Goal: Return a copy of every line in the records that includes the word "this".
··· Data supplied
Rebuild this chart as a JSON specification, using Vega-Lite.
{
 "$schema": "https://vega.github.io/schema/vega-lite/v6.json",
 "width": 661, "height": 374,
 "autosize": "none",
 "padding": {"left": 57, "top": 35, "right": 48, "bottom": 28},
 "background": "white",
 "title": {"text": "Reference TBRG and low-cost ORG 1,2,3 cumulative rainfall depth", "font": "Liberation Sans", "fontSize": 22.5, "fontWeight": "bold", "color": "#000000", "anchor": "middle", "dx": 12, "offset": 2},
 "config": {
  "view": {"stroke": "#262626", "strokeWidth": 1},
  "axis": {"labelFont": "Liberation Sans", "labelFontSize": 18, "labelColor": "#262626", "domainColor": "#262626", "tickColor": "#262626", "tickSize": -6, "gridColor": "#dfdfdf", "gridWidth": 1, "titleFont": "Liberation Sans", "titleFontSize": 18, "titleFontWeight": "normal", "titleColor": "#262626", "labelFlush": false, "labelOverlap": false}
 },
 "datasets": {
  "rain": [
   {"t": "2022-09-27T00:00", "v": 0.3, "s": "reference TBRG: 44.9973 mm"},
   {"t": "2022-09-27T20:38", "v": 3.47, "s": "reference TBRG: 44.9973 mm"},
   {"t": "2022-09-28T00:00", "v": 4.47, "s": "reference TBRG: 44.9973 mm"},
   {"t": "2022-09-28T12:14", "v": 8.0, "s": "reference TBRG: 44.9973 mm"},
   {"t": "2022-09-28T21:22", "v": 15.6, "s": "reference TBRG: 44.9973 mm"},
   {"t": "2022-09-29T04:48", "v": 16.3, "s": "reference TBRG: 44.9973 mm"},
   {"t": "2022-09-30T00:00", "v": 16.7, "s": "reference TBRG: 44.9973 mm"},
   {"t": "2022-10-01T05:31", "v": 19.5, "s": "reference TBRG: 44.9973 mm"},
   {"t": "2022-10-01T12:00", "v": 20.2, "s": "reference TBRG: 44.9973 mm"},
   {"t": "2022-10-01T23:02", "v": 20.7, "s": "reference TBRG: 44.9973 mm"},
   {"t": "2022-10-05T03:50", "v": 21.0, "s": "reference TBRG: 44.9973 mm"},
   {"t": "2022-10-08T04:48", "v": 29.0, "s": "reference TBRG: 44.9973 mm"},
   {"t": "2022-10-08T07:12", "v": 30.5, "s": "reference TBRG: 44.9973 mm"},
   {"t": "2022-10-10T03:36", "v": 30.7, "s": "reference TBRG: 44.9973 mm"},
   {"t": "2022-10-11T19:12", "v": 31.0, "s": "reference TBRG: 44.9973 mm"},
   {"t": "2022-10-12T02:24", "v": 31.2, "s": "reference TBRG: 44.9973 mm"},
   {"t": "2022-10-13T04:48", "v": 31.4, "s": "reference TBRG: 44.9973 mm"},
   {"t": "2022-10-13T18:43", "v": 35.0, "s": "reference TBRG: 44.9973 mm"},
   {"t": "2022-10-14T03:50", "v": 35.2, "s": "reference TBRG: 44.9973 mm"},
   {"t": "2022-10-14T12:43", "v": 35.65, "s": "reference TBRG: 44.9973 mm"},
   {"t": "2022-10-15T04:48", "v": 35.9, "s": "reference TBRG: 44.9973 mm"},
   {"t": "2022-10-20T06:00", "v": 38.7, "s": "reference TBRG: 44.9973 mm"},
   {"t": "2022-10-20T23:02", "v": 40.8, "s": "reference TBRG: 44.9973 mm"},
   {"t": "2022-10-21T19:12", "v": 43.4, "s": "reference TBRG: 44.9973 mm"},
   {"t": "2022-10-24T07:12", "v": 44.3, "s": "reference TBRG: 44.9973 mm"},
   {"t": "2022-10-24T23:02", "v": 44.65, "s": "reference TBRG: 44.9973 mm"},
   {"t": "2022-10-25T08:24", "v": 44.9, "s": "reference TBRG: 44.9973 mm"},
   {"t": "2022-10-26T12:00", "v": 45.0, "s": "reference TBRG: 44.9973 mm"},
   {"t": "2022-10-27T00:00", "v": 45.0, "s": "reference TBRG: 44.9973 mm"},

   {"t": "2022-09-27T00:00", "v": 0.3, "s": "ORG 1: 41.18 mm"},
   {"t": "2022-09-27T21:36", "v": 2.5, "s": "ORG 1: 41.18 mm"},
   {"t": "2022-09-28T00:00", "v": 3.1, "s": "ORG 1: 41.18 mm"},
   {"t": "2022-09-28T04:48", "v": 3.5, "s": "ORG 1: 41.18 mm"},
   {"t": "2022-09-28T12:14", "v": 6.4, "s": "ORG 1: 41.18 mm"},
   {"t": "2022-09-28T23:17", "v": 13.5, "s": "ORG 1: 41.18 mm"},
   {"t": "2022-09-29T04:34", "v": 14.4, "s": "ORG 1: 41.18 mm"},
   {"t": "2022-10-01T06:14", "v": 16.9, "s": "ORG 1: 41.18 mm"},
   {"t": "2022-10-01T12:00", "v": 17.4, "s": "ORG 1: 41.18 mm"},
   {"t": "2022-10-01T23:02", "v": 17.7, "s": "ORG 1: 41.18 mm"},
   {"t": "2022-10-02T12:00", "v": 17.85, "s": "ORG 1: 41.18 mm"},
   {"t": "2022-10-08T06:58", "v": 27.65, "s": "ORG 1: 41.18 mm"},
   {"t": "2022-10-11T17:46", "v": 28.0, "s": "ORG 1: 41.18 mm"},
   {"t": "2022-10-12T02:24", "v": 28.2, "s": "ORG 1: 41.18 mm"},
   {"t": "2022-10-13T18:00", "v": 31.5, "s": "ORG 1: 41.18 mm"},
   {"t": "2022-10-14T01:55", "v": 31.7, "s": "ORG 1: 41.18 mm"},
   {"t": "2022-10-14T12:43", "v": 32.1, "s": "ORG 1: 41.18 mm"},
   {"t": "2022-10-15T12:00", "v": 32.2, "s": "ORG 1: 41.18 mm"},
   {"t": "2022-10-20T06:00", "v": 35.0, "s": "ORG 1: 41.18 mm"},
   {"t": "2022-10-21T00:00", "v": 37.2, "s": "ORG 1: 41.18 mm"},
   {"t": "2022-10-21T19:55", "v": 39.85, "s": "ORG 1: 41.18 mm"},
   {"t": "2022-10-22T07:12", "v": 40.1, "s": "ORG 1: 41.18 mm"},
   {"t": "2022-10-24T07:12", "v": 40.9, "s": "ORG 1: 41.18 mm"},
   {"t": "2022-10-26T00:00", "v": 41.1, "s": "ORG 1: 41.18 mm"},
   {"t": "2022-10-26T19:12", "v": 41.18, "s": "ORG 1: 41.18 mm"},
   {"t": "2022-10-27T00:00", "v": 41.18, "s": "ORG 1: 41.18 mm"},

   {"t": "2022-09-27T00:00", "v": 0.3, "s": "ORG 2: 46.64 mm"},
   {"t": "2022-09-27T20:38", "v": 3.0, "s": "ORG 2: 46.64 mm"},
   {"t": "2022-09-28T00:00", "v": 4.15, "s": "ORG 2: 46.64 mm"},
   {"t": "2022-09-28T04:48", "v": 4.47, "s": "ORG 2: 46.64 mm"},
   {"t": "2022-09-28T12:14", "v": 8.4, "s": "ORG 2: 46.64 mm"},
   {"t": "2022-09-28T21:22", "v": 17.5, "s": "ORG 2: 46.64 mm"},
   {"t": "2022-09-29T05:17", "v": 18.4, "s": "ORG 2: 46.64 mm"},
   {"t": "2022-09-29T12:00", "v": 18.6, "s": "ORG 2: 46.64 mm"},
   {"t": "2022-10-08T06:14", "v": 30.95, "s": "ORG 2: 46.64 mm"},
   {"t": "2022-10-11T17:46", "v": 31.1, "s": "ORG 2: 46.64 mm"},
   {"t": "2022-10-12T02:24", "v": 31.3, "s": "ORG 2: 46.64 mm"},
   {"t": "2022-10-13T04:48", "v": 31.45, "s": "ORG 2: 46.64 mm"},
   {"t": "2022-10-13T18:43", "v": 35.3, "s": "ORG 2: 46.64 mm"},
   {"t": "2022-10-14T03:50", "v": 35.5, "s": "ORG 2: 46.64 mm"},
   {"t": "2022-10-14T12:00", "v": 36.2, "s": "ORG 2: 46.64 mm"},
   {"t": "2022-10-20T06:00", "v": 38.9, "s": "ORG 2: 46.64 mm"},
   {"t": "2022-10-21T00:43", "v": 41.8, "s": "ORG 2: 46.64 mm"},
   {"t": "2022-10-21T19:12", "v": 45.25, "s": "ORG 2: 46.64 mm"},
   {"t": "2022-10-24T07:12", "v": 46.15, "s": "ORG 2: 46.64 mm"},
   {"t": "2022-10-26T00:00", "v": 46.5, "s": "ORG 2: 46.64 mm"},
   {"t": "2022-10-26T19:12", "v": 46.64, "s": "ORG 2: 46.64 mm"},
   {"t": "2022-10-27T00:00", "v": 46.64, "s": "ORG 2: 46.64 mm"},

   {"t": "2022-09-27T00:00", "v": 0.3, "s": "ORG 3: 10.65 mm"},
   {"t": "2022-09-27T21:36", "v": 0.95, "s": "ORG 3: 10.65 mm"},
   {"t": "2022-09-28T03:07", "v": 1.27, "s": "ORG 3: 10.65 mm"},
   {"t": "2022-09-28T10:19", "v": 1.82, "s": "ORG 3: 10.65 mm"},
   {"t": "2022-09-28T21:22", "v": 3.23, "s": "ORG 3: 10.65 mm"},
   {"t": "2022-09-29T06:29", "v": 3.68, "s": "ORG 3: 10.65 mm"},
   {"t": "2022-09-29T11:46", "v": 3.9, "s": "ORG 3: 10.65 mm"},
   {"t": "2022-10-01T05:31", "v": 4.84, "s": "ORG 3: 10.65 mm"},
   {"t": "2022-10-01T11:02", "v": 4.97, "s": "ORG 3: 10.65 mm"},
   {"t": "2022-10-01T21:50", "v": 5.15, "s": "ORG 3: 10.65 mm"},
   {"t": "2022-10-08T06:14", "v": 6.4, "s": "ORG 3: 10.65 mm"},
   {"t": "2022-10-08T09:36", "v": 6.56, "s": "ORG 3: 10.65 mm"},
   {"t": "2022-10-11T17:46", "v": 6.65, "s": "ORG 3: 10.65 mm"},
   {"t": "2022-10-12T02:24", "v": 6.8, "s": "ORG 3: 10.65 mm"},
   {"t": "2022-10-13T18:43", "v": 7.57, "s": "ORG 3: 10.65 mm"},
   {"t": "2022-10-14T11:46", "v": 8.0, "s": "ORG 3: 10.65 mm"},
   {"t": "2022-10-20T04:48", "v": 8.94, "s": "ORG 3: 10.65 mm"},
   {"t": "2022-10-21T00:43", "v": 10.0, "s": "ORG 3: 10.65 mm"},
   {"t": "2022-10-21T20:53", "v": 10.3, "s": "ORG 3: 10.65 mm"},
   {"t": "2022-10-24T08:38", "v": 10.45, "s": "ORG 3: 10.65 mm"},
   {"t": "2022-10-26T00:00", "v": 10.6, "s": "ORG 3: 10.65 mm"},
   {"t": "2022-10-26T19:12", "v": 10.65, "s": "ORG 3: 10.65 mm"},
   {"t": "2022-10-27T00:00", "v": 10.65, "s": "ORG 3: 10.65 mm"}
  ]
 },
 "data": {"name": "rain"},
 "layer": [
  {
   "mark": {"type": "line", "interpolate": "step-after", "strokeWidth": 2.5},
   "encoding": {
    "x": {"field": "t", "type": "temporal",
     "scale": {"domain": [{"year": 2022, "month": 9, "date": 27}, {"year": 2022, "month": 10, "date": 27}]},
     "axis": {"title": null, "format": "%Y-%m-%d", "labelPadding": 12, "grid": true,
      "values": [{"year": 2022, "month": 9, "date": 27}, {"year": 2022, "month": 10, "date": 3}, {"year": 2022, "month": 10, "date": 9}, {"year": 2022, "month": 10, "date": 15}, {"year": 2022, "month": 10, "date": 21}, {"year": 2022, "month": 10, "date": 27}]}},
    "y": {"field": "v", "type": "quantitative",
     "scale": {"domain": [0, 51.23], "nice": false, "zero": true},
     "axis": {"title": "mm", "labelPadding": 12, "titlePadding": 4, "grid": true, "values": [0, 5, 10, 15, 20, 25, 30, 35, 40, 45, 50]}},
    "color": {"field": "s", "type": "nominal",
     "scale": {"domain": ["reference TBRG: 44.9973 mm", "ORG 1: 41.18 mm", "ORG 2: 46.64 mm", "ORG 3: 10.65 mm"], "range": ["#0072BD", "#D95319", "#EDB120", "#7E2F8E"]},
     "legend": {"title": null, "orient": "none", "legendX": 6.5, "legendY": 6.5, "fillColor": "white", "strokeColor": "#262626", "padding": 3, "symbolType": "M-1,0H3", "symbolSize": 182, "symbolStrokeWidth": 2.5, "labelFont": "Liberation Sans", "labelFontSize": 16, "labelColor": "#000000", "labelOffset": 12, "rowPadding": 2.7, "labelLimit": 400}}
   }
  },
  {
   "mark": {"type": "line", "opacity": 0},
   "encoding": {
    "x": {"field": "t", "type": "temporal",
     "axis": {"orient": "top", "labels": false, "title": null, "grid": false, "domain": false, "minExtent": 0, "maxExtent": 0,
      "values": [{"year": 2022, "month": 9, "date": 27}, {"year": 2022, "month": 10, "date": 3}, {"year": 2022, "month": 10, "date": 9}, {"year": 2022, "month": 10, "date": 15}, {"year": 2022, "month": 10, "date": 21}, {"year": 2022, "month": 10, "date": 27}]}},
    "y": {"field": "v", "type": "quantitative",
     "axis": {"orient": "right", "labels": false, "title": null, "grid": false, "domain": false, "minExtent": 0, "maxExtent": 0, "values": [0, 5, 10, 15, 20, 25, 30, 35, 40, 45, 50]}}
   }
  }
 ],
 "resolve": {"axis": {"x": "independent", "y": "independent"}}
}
······
··· Data supplied
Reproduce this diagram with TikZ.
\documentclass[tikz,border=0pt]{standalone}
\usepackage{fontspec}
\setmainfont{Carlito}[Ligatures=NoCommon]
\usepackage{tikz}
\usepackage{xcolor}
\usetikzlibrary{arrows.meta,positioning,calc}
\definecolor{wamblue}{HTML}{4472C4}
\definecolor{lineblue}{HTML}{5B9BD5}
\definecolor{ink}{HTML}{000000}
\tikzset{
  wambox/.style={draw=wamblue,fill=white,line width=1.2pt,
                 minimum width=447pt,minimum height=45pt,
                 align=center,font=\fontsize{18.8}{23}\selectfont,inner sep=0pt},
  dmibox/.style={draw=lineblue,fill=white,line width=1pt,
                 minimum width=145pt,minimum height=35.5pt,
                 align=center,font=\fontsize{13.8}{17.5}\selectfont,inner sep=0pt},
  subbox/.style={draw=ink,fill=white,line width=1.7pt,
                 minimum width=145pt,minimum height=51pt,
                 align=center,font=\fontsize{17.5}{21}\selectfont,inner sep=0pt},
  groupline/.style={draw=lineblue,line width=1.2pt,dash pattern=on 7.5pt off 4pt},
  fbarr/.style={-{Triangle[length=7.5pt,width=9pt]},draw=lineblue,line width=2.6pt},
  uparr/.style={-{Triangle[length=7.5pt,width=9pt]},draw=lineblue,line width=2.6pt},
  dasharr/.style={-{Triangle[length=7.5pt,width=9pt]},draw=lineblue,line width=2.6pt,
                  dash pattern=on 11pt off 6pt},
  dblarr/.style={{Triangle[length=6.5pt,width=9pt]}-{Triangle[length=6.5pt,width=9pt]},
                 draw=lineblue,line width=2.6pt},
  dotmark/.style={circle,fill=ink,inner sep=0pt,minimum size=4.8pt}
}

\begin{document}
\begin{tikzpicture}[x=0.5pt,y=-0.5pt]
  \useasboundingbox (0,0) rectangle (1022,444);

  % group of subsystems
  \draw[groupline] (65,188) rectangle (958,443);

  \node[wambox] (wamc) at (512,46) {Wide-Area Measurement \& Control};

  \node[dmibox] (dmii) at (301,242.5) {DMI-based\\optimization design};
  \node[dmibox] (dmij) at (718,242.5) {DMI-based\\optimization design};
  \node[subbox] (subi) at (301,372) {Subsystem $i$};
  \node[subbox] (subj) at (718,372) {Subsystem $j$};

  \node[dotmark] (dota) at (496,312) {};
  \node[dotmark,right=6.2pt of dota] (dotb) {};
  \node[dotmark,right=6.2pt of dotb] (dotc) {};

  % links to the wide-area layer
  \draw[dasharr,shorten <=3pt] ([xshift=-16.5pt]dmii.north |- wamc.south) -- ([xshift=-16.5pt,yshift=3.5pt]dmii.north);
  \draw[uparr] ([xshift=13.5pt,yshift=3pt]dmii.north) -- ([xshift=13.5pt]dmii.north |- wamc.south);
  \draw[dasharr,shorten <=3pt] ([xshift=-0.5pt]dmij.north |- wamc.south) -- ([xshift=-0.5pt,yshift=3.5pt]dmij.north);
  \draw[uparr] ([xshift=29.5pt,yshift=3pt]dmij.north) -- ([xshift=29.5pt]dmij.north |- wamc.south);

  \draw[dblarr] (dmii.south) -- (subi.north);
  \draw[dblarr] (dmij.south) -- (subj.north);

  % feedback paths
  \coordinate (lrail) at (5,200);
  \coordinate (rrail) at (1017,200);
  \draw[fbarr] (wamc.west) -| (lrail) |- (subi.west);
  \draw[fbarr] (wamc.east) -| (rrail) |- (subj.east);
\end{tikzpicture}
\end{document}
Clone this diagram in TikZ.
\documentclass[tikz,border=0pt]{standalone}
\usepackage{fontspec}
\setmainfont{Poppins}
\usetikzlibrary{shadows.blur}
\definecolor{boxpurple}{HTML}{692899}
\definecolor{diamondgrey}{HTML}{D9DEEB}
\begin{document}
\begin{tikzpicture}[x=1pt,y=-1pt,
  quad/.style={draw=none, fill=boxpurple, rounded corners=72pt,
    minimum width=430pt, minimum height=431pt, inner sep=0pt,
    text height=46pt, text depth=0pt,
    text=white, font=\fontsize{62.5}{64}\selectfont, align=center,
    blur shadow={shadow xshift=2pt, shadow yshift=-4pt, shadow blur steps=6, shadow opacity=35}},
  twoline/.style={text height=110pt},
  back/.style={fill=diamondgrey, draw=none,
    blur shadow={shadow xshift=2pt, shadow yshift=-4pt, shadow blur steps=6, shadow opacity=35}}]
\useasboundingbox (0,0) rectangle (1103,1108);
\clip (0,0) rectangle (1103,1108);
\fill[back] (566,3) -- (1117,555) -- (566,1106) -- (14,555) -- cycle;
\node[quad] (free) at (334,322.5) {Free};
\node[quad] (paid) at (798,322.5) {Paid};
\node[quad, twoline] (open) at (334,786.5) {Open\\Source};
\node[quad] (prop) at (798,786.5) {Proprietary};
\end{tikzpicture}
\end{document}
······
Written response:
Rebuild this chart as a JSON specification, using Vega-Lite.
Reproduce this diagram with TikZ.
Clone this diagram in TikZ.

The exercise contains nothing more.